Star Wars: The Mandalorian and Grogu arrived in theaters Friday carrying the full weight of a franchise that has been absent from cinema screens for seven years — and facing a box office opening that could simultaneously deliver a profitable Memorial Day weekend and reopen questions about the franchise’s health.
The film posted $12 million in Thursday preview screenings, the lowest advance-ticket haul in Star Wars history, with its four-day Memorial Day domestic projection sitting in the $95 million to $100 million range — a number that would still come in below the $103 million that Solo: A Star Wars Story earned over the same holiday weekend in 2018, itself the franchise’s lowest-ever opening.
Disney insiders remain confident the film will turn a profit.
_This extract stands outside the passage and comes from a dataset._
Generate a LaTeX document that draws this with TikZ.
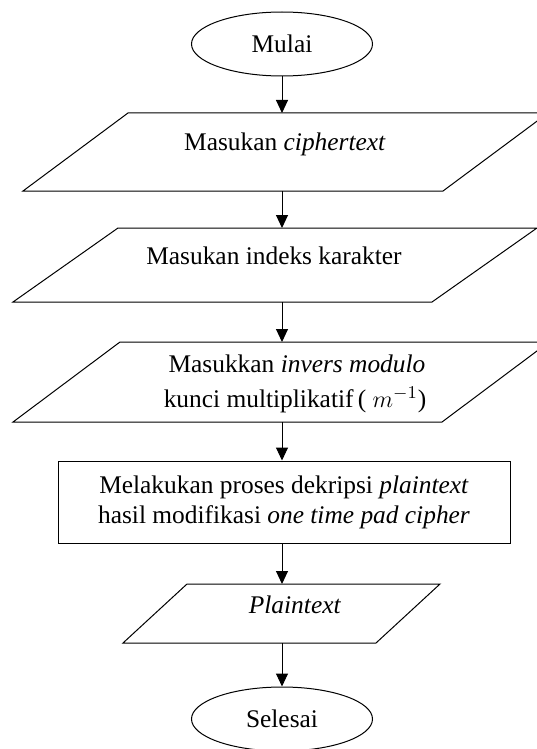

Made for a net production budget of $165 million — significantly less than the $300 million Solo reportedly cost — it carries a more manageable break-even threshold, and the four-day global opening is tracking at $160 to $170 million.
The film is drawing particular strength from two demographics: children under 13 and men over 55, a combination that reflects Grogu’s family appeal and Pedro Pascal’s Clint Eastwood-in-space persona that resonated throughout three seasons on Disney+. It screens in 4,300 theaters, including 425 IMAX locations, with an exclusive three-week IMAX run.
Directed by Jon Favreau and co-written with Dave Filoni and Noah Kloor, the film follows Din Djarin and Grogu as they assist the fledgling New Republic against scattered Imperial warlords, assigned by Colonel Ward — played by Sigourney Weaver — to hunt down Rotta the Hutt, voiced by Jeremy Allen White.
Critics are split, with the film sitting at 64% on Rotten Tomatoes against an audience score of 88%. Positive reviews praise the snowy opening sequence and Ludwig Göransson’s score, while detractors argue the 132-minute film reads like three TV episodes packaged as a theatrical event, with underdeveloped supporting characters and low narrative stakes.
The franchise’s core fandom has grown increasingly restless since The Rise of Skywalker, and Disney’s challenge extends beyond opening-weekend figures: whether Mandalorian and Grogu can broaden the audience rather than play only to existing fans will shape how aggressively Lucasfilm pursues its theatrical pipeline from here.